Aim of the task: Repeat the records in full and exactly, omitting pictures.

Dataset excerpts:

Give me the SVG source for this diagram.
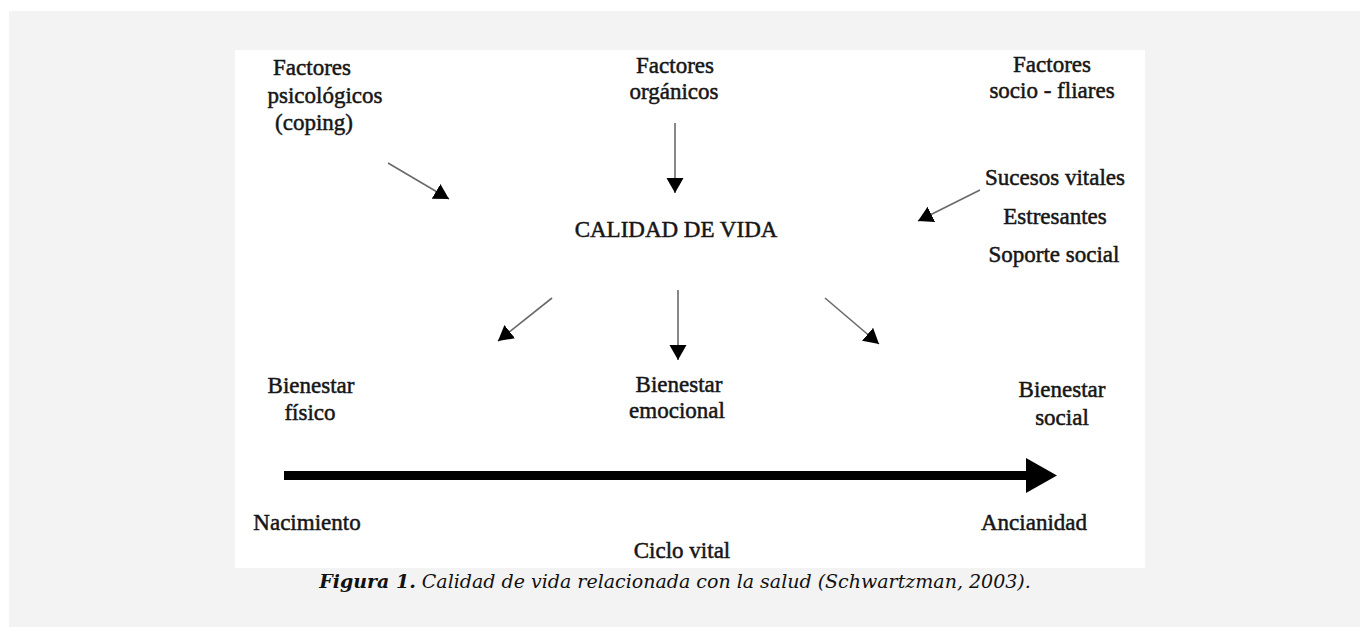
<svg xmlns="http://www.w3.org/2000/svg" width="1360" height="627" viewBox="0 0 1360 627">
<defs>
<style>
.t{font-family:"Liberation Serif","Times New Roman",serif;font-size:23px;fill:#161616;stroke:#161616;stroke-width:0.5;text-anchor:middle}
.c{stroke:#6a6a6a;stroke-width:1.6;fill:none;marker-end:url(#ah)}
.cap{font-family:"DejaVu Serif",serif;font-size:19px;font-style:italic;fill:#111;text-anchor:middle}
</style>
<marker id="ah" markerUnits="userSpaceOnUse" markerWidth="18" markerHeight="18" refX="15" refY="8.5" orient="auto" viewBox="0 0 18 18">
<path d="M0,0 L15,8.5 L0,17 z" fill="#000"/>
</marker>
<marker id="big" markerUnits="userSpaceOnUse" markerWidth="32" markerHeight="36" refX="1" refY="17.5" orient="auto" viewBox="0 0 32 36">
<path d="M0,0 L31,17.5 L0,35 z" fill="#000"/>
</marker>
</defs>
<rect x="9" y="11" width="1351" height="616" fill="#f3f3f3"/>
<rect x="235" y="50" width="910" height="518" fill="#ffffff"/>

<g id="factores-psicologicos">
<text class="t" x="312" y="75">Factores</text>
<text class="t" x="325" y="103">psicológicos</text>
<text class="t" x="314" y="130">(coping)</text>
</g>
<g id="factores-organicos">
<text class="t" x="675" y="73">Factores</text>
<text class="t" x="674" y="99">orgánicos</text>
</g>
<g id="factores-sociofamiliares">
<text class="t" x="1052" y="72">Factores</text>
<text class="t" x="1052" y="98">socio - fliares</text>
</g>
<g id="sucesos">
<text class="t" x="1055" y="185">Sucesos vitales</text>
<text class="t" x="1055" y="224">Estresantes</text>
<text class="t" x="1054" y="262">Soporte social</text>
</g>
<g id="calidad-de-vida">
<text class="t" x="676" y="237">CALIDAD DE VIDA</text>
</g>
<g id="bienestar-fisico">
<text class="t" x="311" y="393">Bienestar</text>
<text class="t" x="310" y="420">físico</text>
</g>
<g id="bienestar-emocional">
<text class="t" x="679" y="392">Bienestar</text>
<text class="t" x="677" y="418">emocional</text>
</g>
<g id="bienestar-social">
<text class="t" x="1062" y="397">Bienestar</text>
<text class="t" x="1062" y="425">social</text>
</g>
<g id="nacimiento">
<text class="t" x="307" y="530">Nacimiento</text>
</g>
<g id="ancianidad">
<text class="t" x="1034" y="530">Ancianidad</text>
</g>
<g id="ciclo-vital">
<text class="t" x="682" y="558">Ciclo vital</text>
</g>

<g id="connectors">
<line class="c" x1="388" y1="163" x2="449" y2="199"/>
<line class="c" x1="675" y1="123" x2="675" y2="193"/>
<line class="c" x1="980" y1="190" x2="918" y2="221"/>
<line class="c" x1="552" y1="298" x2="498" y2="341"/>
<line class="c" x1="678" y1="290" x2="678" y2="360"/>
<line class="c" x1="825" y1="298" x2="879" y2="344"/>
<line x1="284" y1="475.5" x2="1027" y2="475.5" stroke="#000" stroke-width="9" marker-end="url(#big)"/>
</g>

<g id="caption">
<text class="cap" x="675" y="588"><tspan font-weight="bold">Figura 1.</tspan> Calidad de vida relacionada con la salud (Schwartzman, 2003).</text>
</g>
</svg>
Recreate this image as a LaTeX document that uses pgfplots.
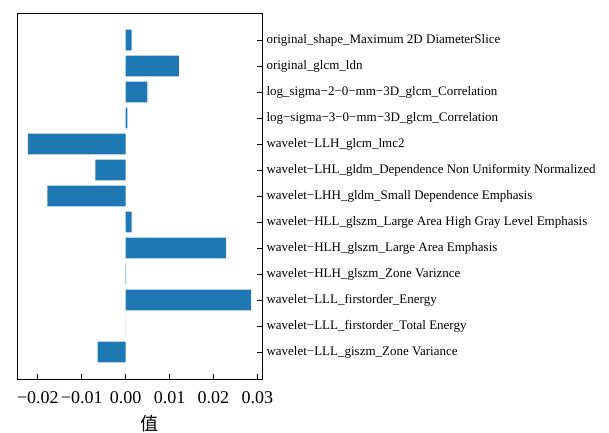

Task solution:
Give me the SVG source for this diagram.
<svg xmlns="http://www.w3.org/2000/svg" width="1360" height="627" viewBox="0 0 1360 627">
<defs>
<style>
.t{font-family:"Liberation Serif","Times New Roman",serif;font-size:23px;fill:#161616;stroke:#161616;stroke-width:0.5;text-anchor:middle}
.c{stroke:#6a6a6a;stroke-width:1.6;fill:none;marker-end:url(#ah)}
.cap{font-family:"DejaVu Serif",serif;font-size:19px;font-style:italic;fill:#111;text-anchor:middle}
</style>
<marker id="ah" markerUnits="userSpaceOnUse" markerWidth="18" markerHeight="18" refX="15" refY="8.5" orient="auto" viewBox="0 0 18 18">
<path d="M0,0 L15,8.5 L0,17 z" fill="#000"/>
</marker>
<marker id="big" markerUnits="userSpaceOnUse" markerWidth="32" markerHeight="36" refX="1" refY="17.5" orient="auto" viewBox="0 0 32 36">
<path d="M0,0 L31,17.5 L0,35 z" fill="#000"/>
</marker>
</defs>
<rect x="9" y="11" width="1351" height="616" fill="#f3f3f3"/>
<rect x="235" y="50" width="910" height="518" fill="#ffffff"/>

<g id="factores-psicologicos">
<text class="t" x="312" y="75">Factores</text>
<text class="t" x="325" y="103">psicológicos</text>
<text class="t" x="314" y="130">(coping)</text>
</g>
<g id="factores-organicos">
<text class="t" x="675" y="73">Factores</text>
<text class="t" x="674" y="99">orgánicos</text>
</g>
<g id="factores-sociofamiliares">
<text class="t" x="1052" y="72">Factores</text>
<text class="t" x="1052" y="98">socio - fliares</text>
</g>
<g id="sucesos">
<text class="t" x="1055" y="185">Sucesos vitales</text>
<text class="t" x="1055" y="224">Estresantes</text>
<text class="t" x="1054" y="262">Soporte social</text>
</g>
<g id="calidad-de-vida">
<text class="t" x="676" y="237">CALIDAD DE VIDA</text>
</g>
<g id="bienestar-fisico">
<text class="t" x="311" y="393">Bienestar</text>
<text class="t" x="310" y="420">físico</text>
</g>
<g id="bienestar-emocional">
<text class="t" x="679" y="392">Bienestar</text>
<text class="t" x="677" y="418">emocional</text>
</g>
<g id="bienestar-social">
<text class="t" x="1062" y="397">Bienestar</text>
<text class="t" x="1062" y="425">social</text>
</g>
<g id="nacimiento">
<text class="t" x="307" y="530">Nacimiento</text>
</g>
<g id="ancianidad">
<text class="t" x="1034" y="530">Ancianidad</text>
</g>
<g id="ciclo-vital">
<text class="t" x="682" y="558">Ciclo vital</text>
</g>

<g id="connectors">
<line class="c" x1="388" y1="163" x2="449" y2="199"/>
<line class="c" x1="675" y1="123" x2="675" y2="193"/>
<line class="c" x1="980" y1="190" x2="918" y2="221"/>
<line class="c" x1="552" y1="298" x2="498" y2="341"/>
<line class="c" x1="678" y1="290" x2="678" y2="360"/>
<line class="c" x1="825" y1="298" x2="879" y2="344"/>
<line x1="284" y1="475.5" x2="1027" y2="475.5" stroke="#000" stroke-width="9" marker-end="url(#big)"/>
</g>

<g id="caption">
<text class="cap" x="675" y="588"><tspan font-weight="bold">Figura 1.</tspan> Calidad de vida relacionada con la salud (Schwartzman, 2003).</text>
</g>
</svg>
Recreate this image as a LaTeX document that uses pgfplots.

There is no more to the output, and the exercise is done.